Transcribe the data in full and exactly, omitting any pictures.

☆ ☆ ☆ ☆ ☆ ☆ ☆

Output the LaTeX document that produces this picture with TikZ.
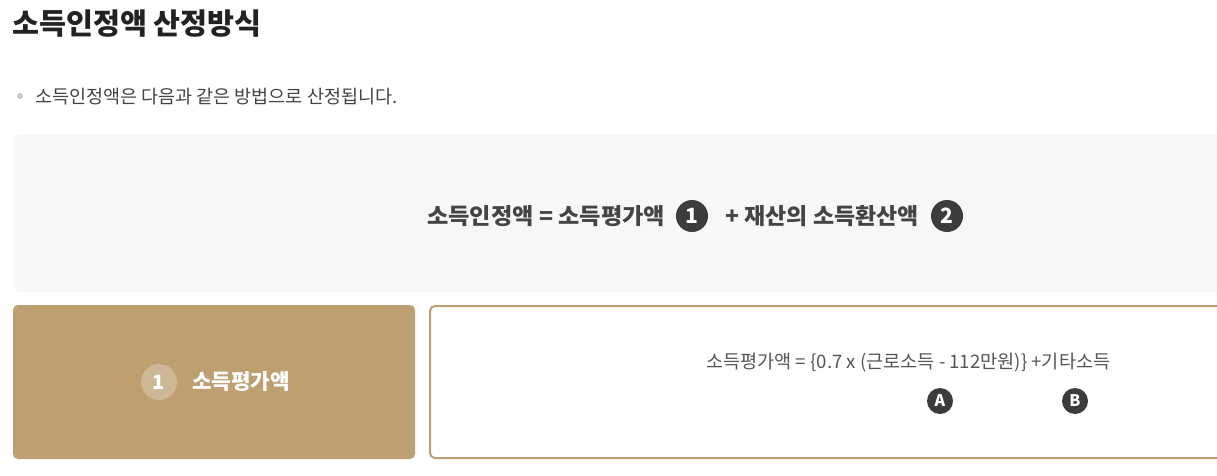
\documentclass[tikz,border=0pt]{standalone}
\usepackage{fontspec}
\setmainfont{Noto Sans CJK KR}
\definecolor{brownc}{HTML}{BE9F72}
\definecolor{grayc}{HTML}{F7F7F9}
\definecolor{dark}{HTML}{3C3C3C}
\definecolor{titlec}{HTML}{222222}
\definecolor{textc}{HTML}{444444}
\definecolor{formc}{HTML}{555555}
\definecolor{dotc}{HTML}{C8C8C8}
\begin{document}
\begin{tikzpicture}[x=1pt,y=-1pt,
  badge/.style={circle,fill=dark,text=white,inner sep=0pt,minimum size=#1,font=\fontsize{21}{21}\selectfont\bfseries},
  lbl/.style={inner sep=0pt,anchor=west}]
\useasboundingbox (0,0) rectangle (1217,476);
\clip (0,0) rectangle (1217,476);
\fill[white] (0,0) rectangle (1217,476);
% title
\node[lbl,text=titlec,font=\fontsize{29.3}{30}\selectfont\bfseries] (title) at (12,24) {소득인정액 산정방식};
% bullet
\fill[dotc] (20,96) circle (3);
\node[lbl,text=textc,font=\fontsize{18.5}{19}\selectfont] (sub) at (35,97) {소득인정액은 다음과 같은 방법으로 산정됩니다.};
% gray box
\fill[grayc,rounded corners=8] (13,134) rectangle (1240,292);
\node[lbl,text=textc,font=\fontsize{22.5}{23}\selectfont\bfseries] (f1) at (427,216) {\scalebox{1.03}[1]{소득인정액 = 소득평가액}};
\node[badge=32] (b1) at (692,216) {1};
\node[lbl,text=textc,font=\fontsize{22.5}{23}\selectfont\bfseries] (f2) at (725,216) {\scalebox{1.02}[1]{+ 재산의 소득환산액}};
\node[badge=32] (b2) at (947,216) {2};
% brown box
\fill[brownc,rounded corners=5] (13,305) rectangle (415,459);
\node[circle,fill=white,fill opacity=0.25,minimum size=36,inner sep=0pt] (c1) at (159,382) {};
\node[text=white,font=\fontsize{20}{20}\selectfont\bfseries] at (c1) {1};
\node[lbl,text=white,font=\fontsize{21.3}{22}\selectfont\bfseries] (t1) at (192,382) {소득평가액};
% white box
\draw[brownc,line width=2,rounded corners=5] (430,306) rectangle (1240,458);
\node[lbl,text=formc,font=\fontsize{18.6}{19}\selectfont] (f3) at (706,363) {소득평가액 = \{0.7 x (근로소득 - 112만원)\} +기타소득};
\node[badge=26,font=\fontsize{16}{16}\selectfont\bfseries] (ba) at (940,401) {A};
\node[badge=26,font=\fontsize{16}{16}\selectfont\bfseries] (bb) at (1075,401) {B};
\end{tikzpicture}
\end{document}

☆ ☆ ☆ ☆ ☆ ☆ ☆

* **TASK ANSWER**
Output the LaTeX document that produces this picture with TikZ.
\documentclass[tikz,border=0pt]{standalone}
\usepackage{fontspec}
\setmainfont{Noto Sans CJK KR}
\definecolor{brownc}{HTML}{BE9F72}
\definecolor{grayc}{HTML}{F7F7F9}
\definecolor{dark}{HTML}{3C3C3C}
\definecolor{titlec}{HTML}{222222}
\definecolor{textc}{HTML}{444444}
\definecolor{formc}{HTML}{555555}
\definecolor{dotc}{HTML}{C8C8C8}
\begin{document}
\begin{tikzpicture}[x=1pt,y=-1pt,
  badge/.style={circle,fill=dark,text=white,inner sep=0pt,minimum size=#1,font=\fontsize{21}{21}\selectfont\bfseries},
  lbl/.style={inner sep=0pt,anchor=west}]
\useasboundingbox (0,0) rectangle (1217,476);
\clip (0,0) rectangle (1217,476);
\fill[white] (0,0) rectangle (1217,476);
% title
\node[lbl,text=titlec,font=\fontsize{29.3}{30}\selectfont\bfseries] (title) at (12,24) {소득인정액 산정방식};
% bullet
\fill[dotc] (20,96) circle (3);
\node[lbl,text=textc,font=\fontsize{18.5}{19}\selectfont] (sub) at (35,97) {소득인정액은 다음과 같은 방법으로 산정됩니다.};
% gray box
\fill[grayc,rounded corners=8] (13,134) rectangle (1240,292);
\node[lbl,text=textc,font=\fontsize{22.5}{23}\selectfont\bfseries] (f1) at (427,216) {\scalebox{1.03}[1]{소득인정액 = 소득평가액}};
\node[badge=32] (b1) at (692,216) {1};
\node[lbl,text=textc,font=\fontsize{22.5}{23}\selectfont\bfseries] (f2) at (725,216) {\scalebox{1.02}[1]{+ 재산의 소득환산액}};
\node[badge=32] (b2) at (947,216) {2};
% brown box
\fill[brownc,rounded corners=5] (13,305) rectangle (415,459);
\node[circle,fill=white,fill opacity=0.25,minimum size=36,inner sep=0pt] (c1) at (159,382) {};
\node[text=white,font=\fontsize{20}{20}\selectfont\bfseries] at (c1) {1};
\node[lbl,text=white,font=\fontsize{21.3}{22}\selectfont\bfseries] (t1) at (192,382) {소득평가액};
% white box
\draw[brownc,line width=2,rounded corners=5] (430,306) rectangle (1240,458);
\node[lbl,text=formc,font=\fontsize{18.6}{19}\selectfont] (f3) at (706,363) {소득평가액 = \{0.7 x (근로소득 - 112만원)\} +기타소득};
\node[badge=26,font=\fontsize{16}{16}\selectfont\bfseries] (ba) at (940,401) {A};
\node[badge=26,font=\fontsize{16}{16}\selectfont\bfseries] (bb) at (1075,401) {B};
\end{tikzpicture}
\end{document}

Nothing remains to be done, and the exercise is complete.